DIRECTIONS: In your copy, repeat the records exactly and leave out the pictures.

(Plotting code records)
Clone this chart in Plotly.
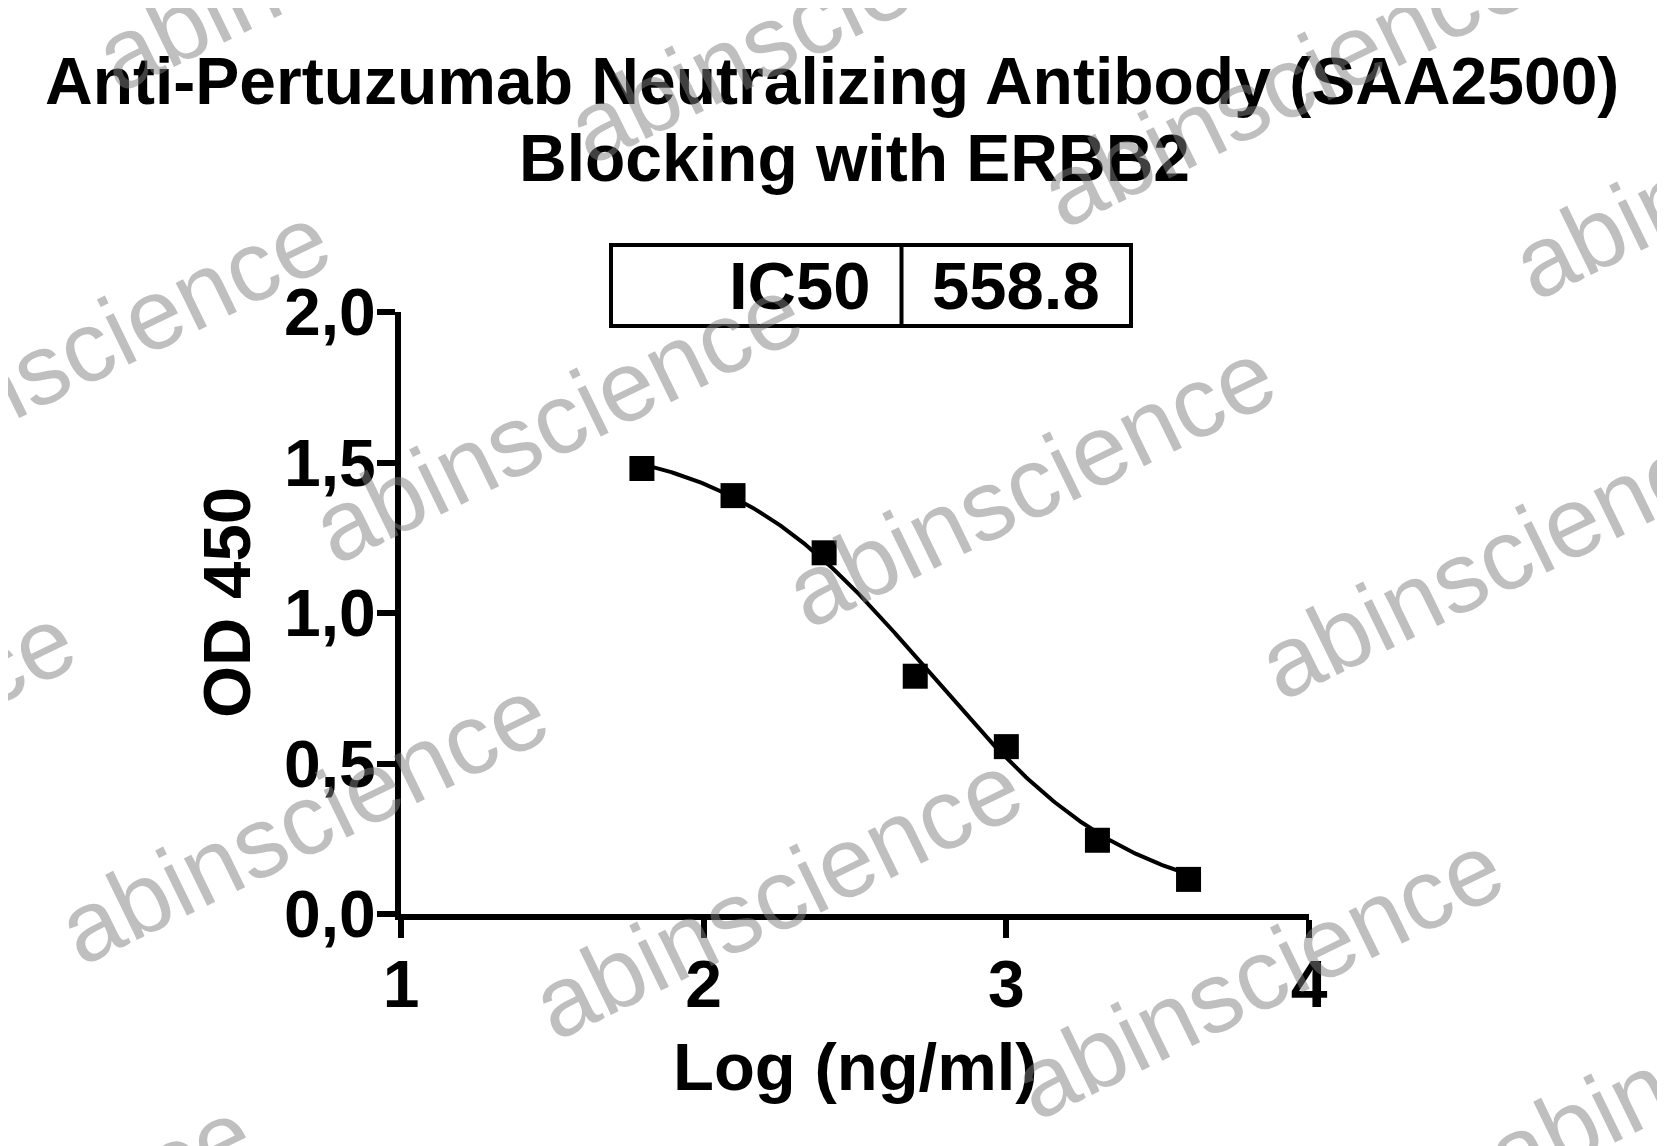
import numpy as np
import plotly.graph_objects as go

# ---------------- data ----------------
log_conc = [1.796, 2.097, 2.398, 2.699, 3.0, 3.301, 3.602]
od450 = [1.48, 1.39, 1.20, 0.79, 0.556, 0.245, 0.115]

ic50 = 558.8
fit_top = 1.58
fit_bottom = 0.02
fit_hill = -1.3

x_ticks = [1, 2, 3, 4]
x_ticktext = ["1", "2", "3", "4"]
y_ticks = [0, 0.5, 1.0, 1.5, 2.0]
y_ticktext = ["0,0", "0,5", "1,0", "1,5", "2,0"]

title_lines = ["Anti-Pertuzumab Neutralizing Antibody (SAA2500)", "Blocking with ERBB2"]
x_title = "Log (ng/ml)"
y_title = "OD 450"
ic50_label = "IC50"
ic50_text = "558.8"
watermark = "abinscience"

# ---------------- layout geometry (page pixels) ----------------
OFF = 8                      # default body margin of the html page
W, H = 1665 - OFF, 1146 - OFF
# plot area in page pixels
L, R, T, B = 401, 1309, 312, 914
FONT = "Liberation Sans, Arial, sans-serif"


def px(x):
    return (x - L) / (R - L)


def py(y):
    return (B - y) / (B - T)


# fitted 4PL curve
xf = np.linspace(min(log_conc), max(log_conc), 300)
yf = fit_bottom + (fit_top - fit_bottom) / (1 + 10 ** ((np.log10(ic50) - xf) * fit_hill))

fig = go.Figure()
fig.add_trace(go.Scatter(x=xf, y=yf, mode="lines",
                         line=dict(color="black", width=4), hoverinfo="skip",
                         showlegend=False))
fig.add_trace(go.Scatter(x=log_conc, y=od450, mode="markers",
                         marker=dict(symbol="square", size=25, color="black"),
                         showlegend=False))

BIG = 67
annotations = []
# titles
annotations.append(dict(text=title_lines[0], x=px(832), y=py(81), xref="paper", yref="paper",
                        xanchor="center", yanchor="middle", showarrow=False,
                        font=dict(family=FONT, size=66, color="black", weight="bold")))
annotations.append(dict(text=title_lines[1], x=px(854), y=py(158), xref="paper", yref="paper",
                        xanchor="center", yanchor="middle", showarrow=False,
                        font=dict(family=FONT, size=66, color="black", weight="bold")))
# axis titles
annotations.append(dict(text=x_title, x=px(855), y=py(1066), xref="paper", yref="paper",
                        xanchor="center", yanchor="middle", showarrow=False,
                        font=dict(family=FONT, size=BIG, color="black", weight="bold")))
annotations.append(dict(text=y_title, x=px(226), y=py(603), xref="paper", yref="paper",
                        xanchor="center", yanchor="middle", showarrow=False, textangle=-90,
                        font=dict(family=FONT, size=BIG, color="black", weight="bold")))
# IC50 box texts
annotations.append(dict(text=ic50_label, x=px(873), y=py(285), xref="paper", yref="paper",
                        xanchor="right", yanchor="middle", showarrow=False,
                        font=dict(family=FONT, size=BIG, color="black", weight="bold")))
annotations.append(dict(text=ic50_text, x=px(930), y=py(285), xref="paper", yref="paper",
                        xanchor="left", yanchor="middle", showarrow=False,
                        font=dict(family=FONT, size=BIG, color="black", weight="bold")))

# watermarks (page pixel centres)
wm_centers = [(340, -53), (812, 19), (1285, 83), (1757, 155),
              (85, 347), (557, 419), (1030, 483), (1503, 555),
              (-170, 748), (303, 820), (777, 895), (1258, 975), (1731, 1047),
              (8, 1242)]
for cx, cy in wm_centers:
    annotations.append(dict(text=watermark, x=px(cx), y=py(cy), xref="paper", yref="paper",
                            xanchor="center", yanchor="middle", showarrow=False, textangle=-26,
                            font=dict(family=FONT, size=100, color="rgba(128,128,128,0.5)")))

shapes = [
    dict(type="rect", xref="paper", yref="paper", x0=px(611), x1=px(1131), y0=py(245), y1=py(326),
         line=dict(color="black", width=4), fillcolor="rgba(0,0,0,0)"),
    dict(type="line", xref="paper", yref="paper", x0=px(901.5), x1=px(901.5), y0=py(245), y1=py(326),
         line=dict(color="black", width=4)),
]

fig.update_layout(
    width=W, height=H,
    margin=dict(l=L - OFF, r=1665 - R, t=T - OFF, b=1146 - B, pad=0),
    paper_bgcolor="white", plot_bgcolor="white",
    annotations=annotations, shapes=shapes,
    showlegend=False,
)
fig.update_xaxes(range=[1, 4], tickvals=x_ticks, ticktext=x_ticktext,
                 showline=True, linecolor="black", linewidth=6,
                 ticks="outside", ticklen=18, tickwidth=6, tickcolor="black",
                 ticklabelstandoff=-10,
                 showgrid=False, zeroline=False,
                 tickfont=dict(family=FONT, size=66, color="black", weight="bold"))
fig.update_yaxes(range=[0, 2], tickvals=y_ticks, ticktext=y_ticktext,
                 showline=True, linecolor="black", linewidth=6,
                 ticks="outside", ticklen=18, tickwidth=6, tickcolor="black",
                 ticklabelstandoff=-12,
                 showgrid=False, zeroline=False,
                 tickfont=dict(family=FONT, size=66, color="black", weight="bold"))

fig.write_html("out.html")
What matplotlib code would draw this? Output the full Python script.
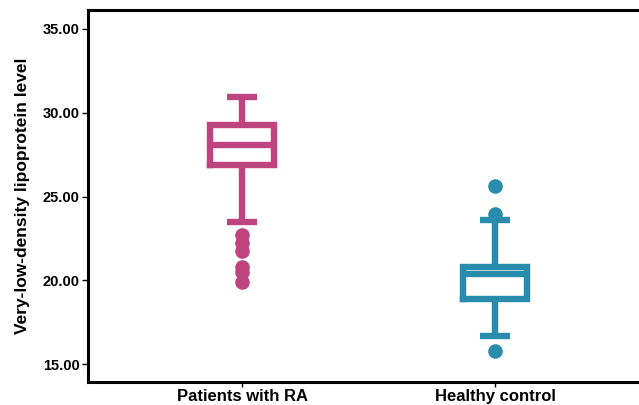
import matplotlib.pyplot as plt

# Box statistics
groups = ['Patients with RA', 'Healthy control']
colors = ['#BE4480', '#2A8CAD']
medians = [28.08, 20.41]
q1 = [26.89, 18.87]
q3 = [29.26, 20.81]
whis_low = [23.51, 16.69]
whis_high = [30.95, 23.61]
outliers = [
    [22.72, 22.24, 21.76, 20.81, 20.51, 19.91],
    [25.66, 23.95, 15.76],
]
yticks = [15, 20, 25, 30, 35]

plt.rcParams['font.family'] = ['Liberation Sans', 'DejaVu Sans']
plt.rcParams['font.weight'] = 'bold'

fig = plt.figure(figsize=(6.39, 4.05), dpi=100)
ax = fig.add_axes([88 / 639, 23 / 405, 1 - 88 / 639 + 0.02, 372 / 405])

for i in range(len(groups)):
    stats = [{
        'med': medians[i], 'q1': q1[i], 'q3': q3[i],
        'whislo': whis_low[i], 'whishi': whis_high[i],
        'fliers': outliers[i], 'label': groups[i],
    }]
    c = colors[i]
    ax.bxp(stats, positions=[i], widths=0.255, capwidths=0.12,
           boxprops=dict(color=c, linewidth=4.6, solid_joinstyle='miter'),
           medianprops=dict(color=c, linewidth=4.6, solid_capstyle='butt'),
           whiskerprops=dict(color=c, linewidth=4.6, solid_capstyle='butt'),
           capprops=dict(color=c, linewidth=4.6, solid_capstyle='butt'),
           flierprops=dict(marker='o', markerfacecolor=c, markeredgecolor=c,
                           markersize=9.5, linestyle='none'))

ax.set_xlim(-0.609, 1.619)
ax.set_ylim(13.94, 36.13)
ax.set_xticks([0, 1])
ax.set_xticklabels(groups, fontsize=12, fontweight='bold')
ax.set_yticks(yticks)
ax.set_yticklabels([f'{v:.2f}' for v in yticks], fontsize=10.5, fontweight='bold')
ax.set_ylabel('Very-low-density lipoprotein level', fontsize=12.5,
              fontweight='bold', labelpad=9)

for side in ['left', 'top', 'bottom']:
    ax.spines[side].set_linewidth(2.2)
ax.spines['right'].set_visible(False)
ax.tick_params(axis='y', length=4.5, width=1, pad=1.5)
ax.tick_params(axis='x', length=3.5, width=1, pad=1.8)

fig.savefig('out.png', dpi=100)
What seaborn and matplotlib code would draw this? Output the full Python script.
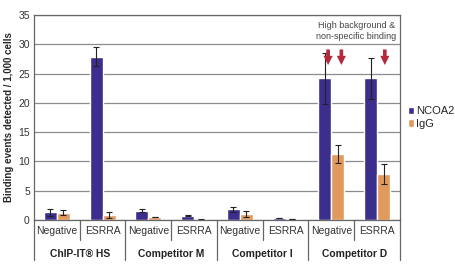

RESULT:
Clone this chart in Plotly.
import numpy as np
import plotly.graph_objects as go

# ---------------- data ----------------
log_conc = [1.796, 2.097, 2.398, 2.699, 3.0, 3.301, 3.602]
od450 = [1.48, 1.39, 1.20, 0.79, 0.556, 0.245, 0.115]

ic50 = 558.8
fit_top = 1.58
fit_bottom = 0.02
fit_hill = -1.3

x_ticks = [1, 2, 3, 4]
x_ticktext = ["1", "2", "3", "4"]
y_ticks = [0, 0.5, 1.0, 1.5, 2.0]
y_ticktext = ["0,0", "0,5", "1,0", "1,5", "2,0"]

title_lines = ["Anti-Pertuzumab Neutralizing Antibody (SAA2500)", "Blocking with ERBB2"]
x_title = "Log (ng/ml)"
y_title = "OD 450"
ic50_label = "IC50"
ic50_text = "558.8"
watermark = "abinscience"

# ---------------- layout geometry (page pixels) ----------------
OFF = 8                      # default body margin of the html page
W, H = 1665 - OFF, 1146 - OFF
# plot area in page pixels
L, R, T, B = 401, 1309, 312, 914
FONT = "Liberation Sans, Arial, sans-serif"


def px(x):
    return (x - L) / (R - L)


def py(y):
    return (B - y) / (B - T)


# fitted 4PL curve
xf = np.linspace(min(log_conc), max(log_conc), 300)
yf = fit_bottom + (fit_top - fit_bottom) / (1 + 10 ** ((np.log10(ic50) - xf) * fit_hill))

fig = go.Figure()
fig.add_trace(go.Scatter(x=xf, y=yf, mode="lines",
                         line=dict(color="black", width=4), hoverinfo="skip",
                         showlegend=False))
fig.add_trace(go.Scatter(x=log_conc, y=od450, mode="markers",
                         marker=dict(symbol="square", size=25, color="black"),
                         showlegend=False))

BIG = 67
annotations = []
# titles
annotations.append(dict(text=title_lines[0], x=px(832), y=py(81), xref="paper", yref="paper",
                        xanchor="center", yanchor="middle", showarrow=False,
                        font=dict(family=FONT, size=66, color="black", weight="bold")))
annotations.append(dict(text=title_lines[1], x=px(854), y=py(158), xref="paper", yref="paper",
                        xanchor="center", yanchor="middle", showarrow=False,
                        font=dict(family=FONT, size=66, color="black", weight="bold")))
# axis titles
annotations.append(dict(text=x_title, x=px(855), y=py(1066), xref="paper", yref="paper",
                        xanchor="center", yanchor="middle", showarrow=False,
                        font=dict(family=FONT, size=BIG, color="black", weight="bold")))
annotations.append(dict(text=y_title, x=px(226), y=py(603), xref="paper", yref="paper",
                        xanchor="center", yanchor="middle", showarrow=False, textangle=-90,
                        font=dict(family=FONT, size=BIG, color="black", weight="bold")))
# IC50 box texts
annotations.append(dict(text=ic50_label, x=px(873), y=py(285), xref="paper", yref="paper",
                        xanchor="right", yanchor="middle", showarrow=False,
                        font=dict(family=FONT, size=BIG, color="black", weight="bold")))
annotations.append(dict(text=ic50_text, x=px(930), y=py(285), xref="paper", yref="paper",
                        xanchor="left", yanchor="middle", showarrow=False,
                        font=dict(family=FONT, size=BIG, color="black", weight="bold")))

# watermarks (page pixel centres)
wm_centers = [(340, -53), (812, 19), (1285, 83), (1757, 155),
              (85, 347), (557, 419), (1030, 483), (1503, 555),
              (-170, 748), (303, 820), (777, 895), (1258, 975), (1731, 1047),
              (8, 1242)]
for cx, cy in wm_centers:
    annotations.append(dict(text=watermark, x=px(cx), y=py(cy), xref="paper", yref="paper",
                            xanchor="center", yanchor="middle", showarrow=False, textangle=-26,
                            font=dict(family=FONT, size=100, color="rgba(128,128,128,0.5)")))

shapes = [
    dict(type="rect", xref="paper", yref="paper", x0=px(611), x1=px(1131), y0=py(245), y1=py(326),
         line=dict(color="black", width=4), fillcolor="rgba(0,0,0,0)"),
    dict(type="line", xref="paper", yref="paper", x0=px(901.5), x1=px(901.5), y0=py(245), y1=py(326),
         line=dict(color="black", width=4)),
]

fig.update_layout(
    width=W, height=H,
    margin=dict(l=L - OFF, r=1665 - R, t=T - OFF, b=1146 - B, pad=0),
    paper_bgcolor="white", plot_bgcolor="white",
    annotations=annotations, shapes=shapes,
    showlegend=False,
)
fig.update_xaxes(range=[1, 4], tickvals=x_ticks, ticktext=x_ticktext,
                 showline=True, linecolor="black", linewidth=6,
                 ticks="outside", ticklen=18, tickwidth=6, tickcolor="black",
                 ticklabelstandoff=-10,
                 showgrid=False, zeroline=False,
                 tickfont=dict(family=FONT, size=66, color="black", weight="bold"))
fig.update_yaxes(range=[0, 2], tickvals=y_ticks, ticktext=y_ticktext,
                 showline=True, linecolor="black", linewidth=6,
                 ticks="outside", ticklen=18, tickwidth=6, tickcolor="black",
                 ticklabelstandoff=-12,
                 showgrid=False, zeroline=False,
                 tickfont=dict(family=FONT, size=66, color="black", weight="bold"))

fig.write_html("out.html")
What matplotlib code would draw this? Output the full Python script.
import matplotlib.pyplot as plt

# Box statistics
groups = ['Patients with RA', 'Healthy control']
colors = ['#BE4480', '#2A8CAD']
medians = [28.08, 20.41]
q1 = [26.89, 18.87]
q3 = [29.26, 20.81]
whis_low = [23.51, 16.69]
whis_high = [30.95, 23.61]
outliers = [
    [22.72, 22.24, 21.76, 20.81, 20.51, 19.91],
    [25.66, 23.95, 15.76],
]
yticks = [15, 20, 25, 30, 35]

plt.rcParams['font.family'] = ['Liberation Sans', 'DejaVu Sans']
plt.rcParams['font.weight'] = 'bold'

fig = plt.figure(figsize=(6.39, 4.05), dpi=100)
ax = fig.add_axes([88 / 639, 23 / 405, 1 - 88 / 639 + 0.02, 372 / 405])

for i in range(len(groups)):
    stats = [{
        'med': medians[i], 'q1': q1[i], 'q3': q3[i],
        'whislo': whis_low[i], 'whishi': whis_high[i],
        'fliers': outliers[i], 'label': groups[i],
    }]
    c = colors[i]
    ax.bxp(stats, positions=[i], widths=0.255, capwidths=0.12,
           boxprops=dict(color=c, linewidth=4.6, solid_joinstyle='miter'),
           medianprops=dict(color=c, linewidth=4.6, solid_capstyle='butt'),
           whiskerprops=dict(color=c, linewidth=4.6, solid_capstyle='butt'),
           capprops=dict(color=c, linewidth=4.6, solid_capstyle='butt'),
           flierprops=dict(marker='o', markerfacecolor=c, markeredgecolor=c,
                           markersize=9.5, linestyle='none'))

ax.set_xlim(-0.609, 1.619)
ax.set_ylim(13.94, 36.13)
ax.set_xticks([0, 1])
ax.set_xticklabels(groups, fontsize=12, fontweight='bold')
ax.set_yticks(yticks)
ax.set_yticklabels([f'{v:.2f}' for v in yticks], fontsize=10.5, fontweight='bold')
ax.set_ylabel('Very-low-density lipoprotein level', fontsize=12.5,
              fontweight='bold', labelpad=9)

for side in ['left', 'top', 'bottom']:
    ax.spines[side].set_linewidth(2.2)
ax.spines['right'].set_visible(False)
ax.tick_params(axis='y', length=4.5, width=1, pad=1.5)
ax.tick_params(axis='x', length=3.5, width=1, pad=1.8)

fig.savefig('out.png', dpi=100)
What seaborn and matplotlib code would draw this? Output the full Python script.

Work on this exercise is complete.